This article first appeared in The Edge Financial Daily, on November 12, 2015.
VOTERS from Myanmar have made one thing clear: They want their next leader to be Aung San Suu Kyi. That means she has to prepare to manage the government and the military needs to get out of the way.
Although official results have been suspiciously slow in coming, Suu Kyi’s National League for Democracy (NLD) says its internal numbers show the party winning more than 70% of the vote nationwide — enough to hold an outright majority in parliament.
For Suu Kyi to become president, however, requires amending the constitution, something that the military has long resisted. The document currently bars anyone with a foreign spouse or children from serving in the post. (Suu Kyi’s late husband was British, as are her children.) And it reserves a quarter of seats in parliament for uniformed officers — enough to veto any constitutional changes.
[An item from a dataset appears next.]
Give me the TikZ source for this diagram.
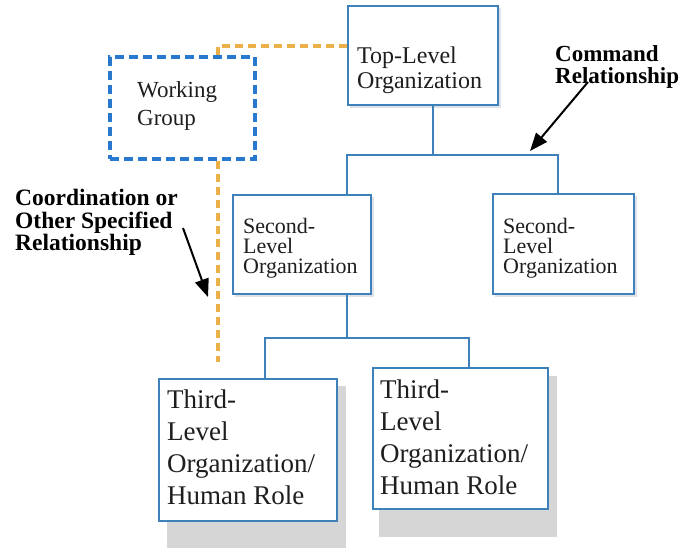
\documentclass[tikz,border=0pt]{standalone}
\usepackage{fontspec}
\setmainfont{Liberation Serif}
\usetikzlibrary{arrows.meta}
\definecolor{boxblue}{RGB}{62,128,186}
\definecolor{wgblue}{RGB}{40,120,205}
\definecolor{orng}{RGB}{236,176,72}
\definecolor{shadowgray}{RGB}{214,214,214}
\definecolor{lightshadow}{RGB}{222,225,230}
\definecolor{ink}{RGB}{30,30,30}
\begin{document}
\begin{tikzpicture}[x=1pt,y=-1pt,
  box/.style={draw=boxblue, line width=2pt, fill=white, anchor=north west, inner sep=0pt},
  wgbox/.style={draw=wgblue, line width=3.5pt, dash pattern=on 9pt off 5pt, fill=white, anchor=north west, inner sep=0pt},
  txt/.style={anchor=north west, inner sep=0pt, align=left, text=ink},
  lbl/.style={anchor=north west, inner sep=0pt, align=left, text=black, font=\bfseries},
  conn/.style={draw=boxblue, line width=2.5pt},
  coord/.style={draw=orng, line width=4pt, dash pattern=on 8pt off 5pt},
  pointer/.style={draw=black, line width=2pt, -{Triangle[length=18pt,width=14pt]}}]
\useasboundingbox (0,0) rectangle (693,550);
% shadows
\fill[lightshadow] (350,8) rectangle (501,108);
\fill[lightshadow] (235,197) rectangle (374,297);
\fill[lightshadow] (495,196) rectangle (637,297);
\fill[shadowgray] (167,386) rectangle (346,548);
\fill[shadowgray] (379,376) rectangle (557,537);
% boxes
\node[box, minimum width=150pt, minimum height=99pt] (tl) at (347,5) {};
\node[wgbox, minimum width=145pt, minimum height=102pt] (wg) at (108,55) {};
\node[box, minimum width=138pt, minimum height=99pt] (sl) at (232,194) {};
\node[box, minimum width=141pt, minimum height=100pt] (sr) at (492,193) {};
\node[box, minimum width=178pt, minimum height=142pt] (t1) at (158,378) {};
\node[box, minimum width=175pt, minimum height=141pt] (t2) at (372,367) {};
% texts
\node[txt, font=\fontsize{24}{25}\selectfont] (tlt) at (357,46.6) {Top-Level\\Organization};
\node[txt, font=\fontsize{23}{28}\selectfont] (wgt) at (137,81.3) {Working\\Group};
\node[txt, font=\fontsize{22}{20}\selectfont] (slt) at (243,218) {Second-\\Level\\Organization};
\node[txt, font=\fontsize{22}{20}\selectfont] (srt) at (503,218) {Second-\\Level\\Organization};
\node[txt, font=\fontsize{27}{32}\selectfont] (t1t) at (167,389.6) {Third-\\Level\\Organization/\\Human Role};
\node[txt, font=\fontsize{27}{32}\selectfont] (t2t) at (380,379.6) {Third-\\Level\\Organization/\\Human Role};
\node[lbl, font=\bfseries\fontsize{23}{22}\selectfont] (cmd) at (555,45) {Command\\Relationship};
\node[lbl, font=\bfseries\fontsize{23.5}{22.5}\selectfont] (crd) at (15,189) {Coordination or\\Other Specified\\Relationship};
% command connectors
\coordinate (b1) at (433,155);
\coordinate (b1l) at (347,155);
\coordinate (b1r) at (558,155);
\draw[conn] (tl.south -| b1) -- (b1);
\draw[conn] (sl.north -| b1l) -- (b1l) -- (b1r) -- (sr.north -| b1r);
\coordinate (b2) at (347,338);
\coordinate (b2l) at (265,338);
\coordinate (b2r) at (469,338);
\draw[conn] (sl.south -| b2) -- (b2);
\draw[conn] (t1.north -| b2l) -- (b2l) -- (b2r) -- (t2.north -| b2r);
% coordination connectors
\coordinate (o1) at (218,46);
\coordinate (o2) at (218,362);
\draw[coord] (tl.west |- o1) -- (o1) -- (wg.north -| o1);
\draw[coord] (wg.south -| o2) -- (o2);
% pointers
\coordinate (ca) at (588,82);
\coordinate (cb) at (530,151);
\draw[pointer] (ca) -- (cb);
\coordinate (da) at (183,228);
\coordinate (db) at (208,297);
\draw[pointer] (da) -- (db);
\end{tikzpicture}
\end{document}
Leaving this rule in place will only fuel uncertainty and doubts about Myanmar’s worthiness as an investment destination. Suu Kyi would dominate whomever her party nominates as president, thus creating multiple power centres at the top. And a constant threat of military intervention would reduce confidence in any of the new government’s plans and promises.
To help ensure that the country is at peace and prepared to make economic progress, the Burmese military should also change its approach toward ethnic rebels. More than half of these groups have refused to sign a nationwide ceasefire agreement. They want a greater share of local power and more of the revenues from jade, timber, oil and other natural resources concentrated in ethnic areas.
Last year, some US$20 billion of the money from jade, mined mostly in Kachin state, was plundered by groups said to be controlled by former generals and others connected with the military, according to Global Witness. Less than half of the revenues ended up in state coffers.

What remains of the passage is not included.